The plot revolves around the insertion into his life of a 10-year-old daughter, Jane, born out of wedlock to one of Owens’ ex-girlfriends. Owens sets her and her mom up in a small bungalow, and pays them $300 a month — but rarely sees them.
At the time A Regular Guy was published, many reviewers noted the comparison between Tom Owens and Steve Jobs. Mona alluded to a connection in interviews, but also told the Los Angeles Times that she made a lot of it up.
Jobs, meanwhile, denied the comparisons. Speaking with the New York Times about whether he felt betrayed by his sister he said that he didn’t — and called it “a novel” instead of real life. When pushed, Jobs said “About 25 percent” of the character was a version of him.
A lot more accurate than people thought
Lisa’s memoir seemingly tells a different story, though. As she tells it, A Regular Guy was a lot more accurate than a lot of folks thought at the time. Describing her response, she wrote:
“Before it was published, [Mona] sent me the bound galleys and asked me what I thought of the novel, if there was anything I would change.

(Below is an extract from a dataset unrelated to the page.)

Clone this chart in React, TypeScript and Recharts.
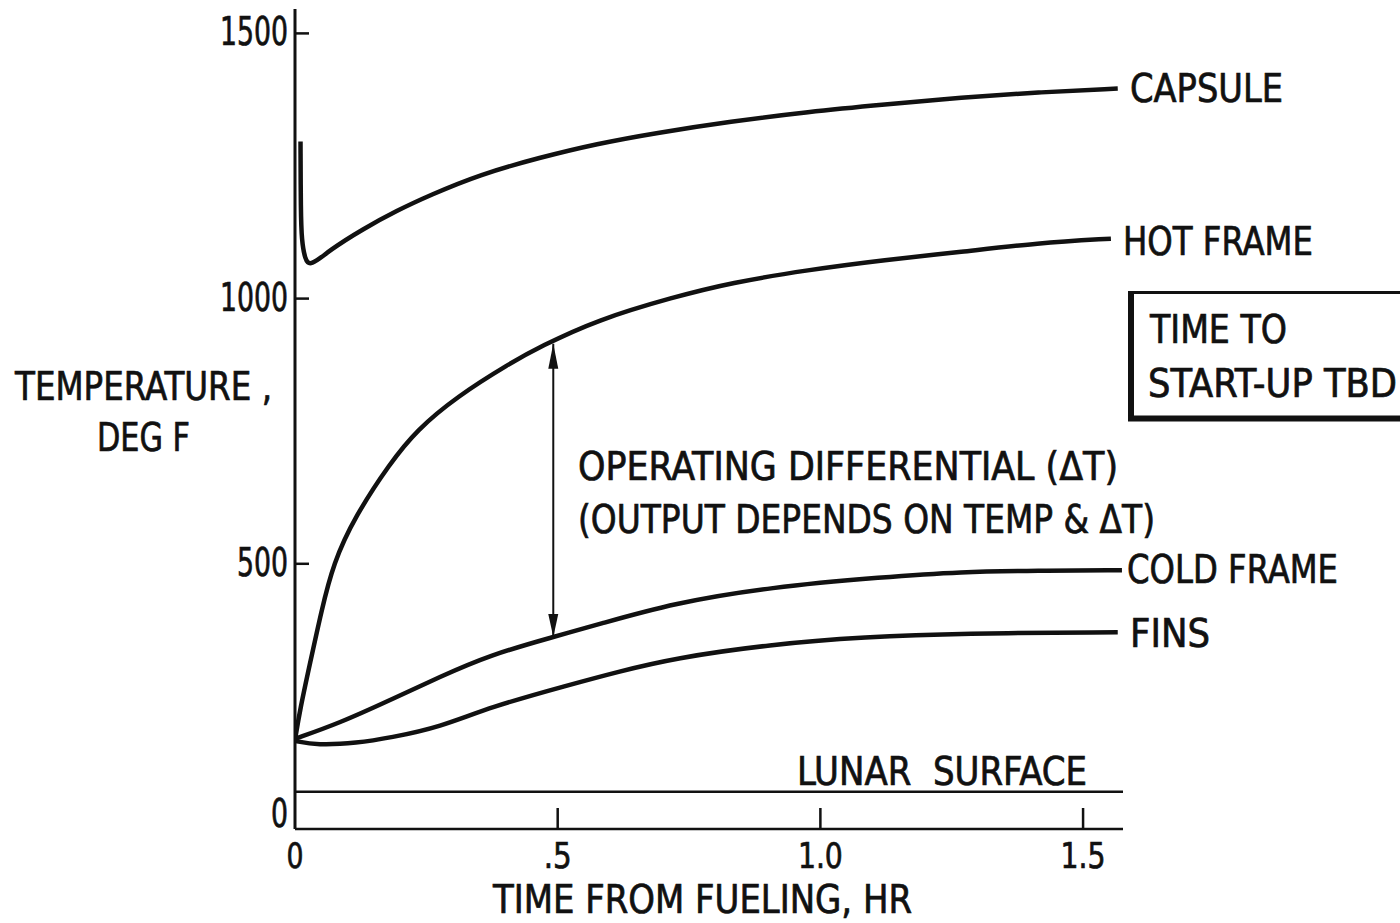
import { LineChart, Line, XAxis, YAxis, ReferenceLine, ReferenceDot } from 'recharts'

// values (time in hr, temperature in deg F)
const capsuleHours = [0.0105, 0.011, 0.0127, 0.019, 0.0285, 0.0666, 0.129, 0.194, 0.257, 0.352, 0.466, 0.575, 0.685, 0.83, 0.976, 1.123, 1.268, 1.414, 1.566]
const capsuleTemp = [1296, 1163, 1110, 1074, 1060, 1092, 1131, 1166, 1195, 1234, 1266, 1292, 1312, 1334, 1352, 1366, 1379, 1389, 1396]

const hotHours = [0, 0.0095, 0.0285, 0.05, 0.0729, 0.114, 0.181, 0.2315, 0.3077, 0.409, 0.466, 0.575, 0.721, 0.83, 0.976, 1.123, 1.268, 1.414, 1.553]
const hotTemp = [168, 225, 312, 410, 501, 589, 690, 752, 815, 878, 909, 960, 1003, 1030, 1054, 1073, 1088, 1105, 1113]

const coldHours = [0, 0.0856, 0.181, 0.276, 0.371, 0.491, 0.575, 0.721, 0.904, 1.121, 1.268, 1.412, 1.574]
const coldTemp = [170, 200, 243, 287, 328, 362, 385, 426, 456, 475, 485, 487, 488]

const finsHours = [0, 0.042, 0.118, 0.181, 0.276, 0.371, 0.523, 0.613, 0.721, 0.904, 1.085, 1.268, 1.566]
const finsTemp = [166, 158, 162, 172, 192, 230, 272, 296, 322, 348, 362, 369, 371]

const LUNAR_SURFACE_F = 70
const DELTA_T_AT = 0.4916
const deltaT = [362, 915]

const xTicks = [0, 0.5, 1.0, 1.5]
const xTickLabels = ['0', '.5', '1.0', '1.5']
const yTicks = [0, 500, 1000, 1500]
const yTickLabels = ['0', '500', '1000', '1500']

const INK = '#111'
const FONT = "'Liberation Sans Narrow', 'DejaVu Sans Condensed', 'Arial Narrow', sans-serif"

const zip = (h: number[], f: number[]) => h.map((t, i) => ({ t, f: f[i] }))
const capsule = zip(capsuleHours, capsuleTemp)
const hotFrame = zip(hotHours, hotTemp)
const coldFrame = zip(coldHours, coldTemp)
const fins = zip(finsHours, finsTemp)

const labelWidth = (s: string) => s.split('').reduce((w, c) => w + (c === '.' ? 11 : 17), 0)

function YTick({ x, y, payload }: any) {
  const label = yTickLabels[yTicks.indexOf(payload.value)]
  const zero = payload.value === 0
  return (
    <g>
      {!zero && <line x1={x} x2={x + 14} y1={y} y2={y} stroke={INK} strokeWidth={2.5} />}
      <text x={x - 7} y={zero ? y - 2 : y + 12} textAnchor="end" fontFamily={FONT} fontSize={39} fill={INK}
        stroke={INK} strokeWidth={0.7} textLength={labelWidth(label)} lengthAdjust="spacingAndGlyphs">{label}</text>
    </g>
  )
}

function XTick({ x, y, payload }: any) {
  const label = xTickLabels[xTicks.indexOf(payload.value)]
  return (
    <g>
      {payload.value !== 0 && <line x1={x} x2={x} y1={y} y2={y - 21} stroke={INK} strokeWidth={2.5} />}
      <text x={x} y={y + 39} textAnchor="middle" fontFamily={FONT} fontSize={36} fill={INK}
        stroke={INK} strokeWidth={0.7} textLength={labelWidth(label)} lengthAdjust="spacingAndGlyphs">{label}</text>
    </g>
  )
}

const arrowUp = (p: any) => (
  <polygon points={`${p.cx},${p.cy} ${p.cx - 5},${p.cy + 25} ${p.cx + 5},${p.cy + 25}`} fill={INK} />
)
const arrowDown = (p: any) => (
  <polygon points={`${p.cx},${p.cy} ${p.cx - 5},${p.cy - 23} ${p.cx + 5},${p.cy - 23}`} fill={INK} />
)

function T({ x, y, w, size = 39, children }: any) {
  return (
    <text x={x} y={y} fontFamily={FONT} fontSize={size} fill={INK} stroke={INK} strokeWidth={0.7}
      textLength={w} lengthAdjust="spacingAndGlyphs" style={{ whiteSpace: 'pre' }}>
      {children}
    </text>
  )
}

export default function App() {
  return (
    <div style={{ position: 'absolute', left: 0, top: 0, width: 1400, height: 923, background: '#fff' }}>
      <LineChart width={1400} height={923} margin={{ top: 9, right: 277, bottom: 0, left: 0 }}>
        <XAxis type="number" dataKey="t" domain={[0, 1.576]} ticks={xTicks} tick={(p: any) => <XTick {...p} />}
          tickLine={false} tickSize={0} tickMargin={0} height={94} axisLine={{ stroke: INK, strokeWidth: 2.5 }} allowDataOverflow />
        <YAxis type="number" domain={[0, 1546]} ticks={yTicks} tick={(p: any) => <YTick {...p} />}
          tickLine={false} tickSize={0} tickMargin={0} width={295} axisLine={{ stroke: INK, strokeWidth: 3 }} allowDataOverflow />
        <ReferenceLine y={LUNAR_SURFACE_F} stroke={INK} strokeWidth={2.5} />
        <Line data={capsule} dataKey="f" type="basis" stroke={INK} strokeWidth={4.5} dot={false} isAnimationActive={false} />
        <Line data={hotFrame} dataKey="f" type="basis" stroke={INK} strokeWidth={4.5} dot={false} isAnimationActive={false} />
        <Line data={coldFrame} dataKey="f" type="basis" stroke={INK} strokeWidth={4.5} dot={false} isAnimationActive={false} />
        <Line data={fins} dataKey="f" type="basis" stroke={INK} strokeWidth={4.5} dot={false} isAnimationActive={false} />
        <ReferenceLine segment={[{ x: DELTA_T_AT, y: deltaT[0] }, { x: DELTA_T_AT, y: deltaT[1] }]} stroke={INK} strokeWidth={2} />
        <ReferenceDot x={DELTA_T_AT} y={deltaT[1]} r={0} shape={arrowUp} />
        <ReferenceDot x={DELTA_T_AT} y={deltaT[0]} r={0} shape={arrowDown} />
      </LineChart>
      <svg width={1400} height={923} style={{ position: 'absolute', left: 0, top: 0, pointerEvents: 'none' }}>
        <T x={15} y={400} w={257}>TEMPERATURE ,</T>
        <T x={97} y={451} w={93}>DEG F</T>
        <T x={493} y={913} w={419}>TIME FROM FUELING, HR</T>
        <T x={1130} y={102} w={153}>CAPSULE</T>
        <T x={1123} y={255} w={190}>HOT FRAME</T>
        <T x={1127} y={583} w={211}>COLD FRAME</T>
        <T x={1130} y={647} w={80}>FINS</T>
        <T x={797} y={785} w={290}>LUNAR  SURFACE</T>
        <T x={578} y={480} w={540}>OPERATING DIFFERENTIAL (ΔT)</T>
        <T x={578} y={533} w={577}>(OUTPUT DEPENDS ON TEMP &amp; ΔT)</T>
        <line x1={1130} x2={1400} y1={292.5} y2={292.5} stroke={INK} strokeWidth={3} />
        <line x1={1131} x2={1131} y1={291} y2={418} stroke={INK} strokeWidth={6} />
        <line x1={1128} x2={1400} y1={418.5} y2={418.5} stroke={INK} strokeWidth={6} />
        <T x={1150} y={343} w={137}>TIME TO</T>
        <T x={1148} y={397} w={249}>START-UP TBD</T>
      </svg>
    </div>
  )
}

I was honored, but when I started reading I was surprised to find characters like my father, my mother, and myself in the pages. My character was named Jane. I’d had no idea [Mona] was writing about us. [She] had collected details of my life and put them in her book — an antique Chinese enameled pillbox she bought for me, with chrysanthemums and multicolored birds painted on a blue background.”
While Lisa writes that “other parts were made up,” she still describes the feeling of being “emptied out” onto the page. She says she stopped reading it the first time, not wanting to find out what happened to her character.
Remembering things differently
It’s just a small detail in Lisa’s book, but it’s one that stayed with me after I’d read it. Some of Jobs’ outbursts in the book are highly reminiscent of Tom Owen’s. In one section of A Regular Guy, Owens snaps at his daughter that no-one remembers Shakespeare’s daughter.
That anecdote could have been right at home in Small Fry, which is filled with similar mean-spirited or even abusive incidents.
Interestingly, Mona Simpson has seemingly distanced herself from Small Fry. Along with Laurene Powell Jobs and her kids, Mona co-wrote the following statement which was given to the New York Times:
“Lisa is part of our family, so it was with sadness that we read her book, which differs dramatically from our memories of those times. The portrayal of Steve is not the husband and father we knew. Steve loved Lisa, and he regretted that he was not the father he should have been during her early childhood. It was a great comfort to Steve to have Lisa home with all of us during the last days of his life, and we are all grateful for the years we spent together as a family.”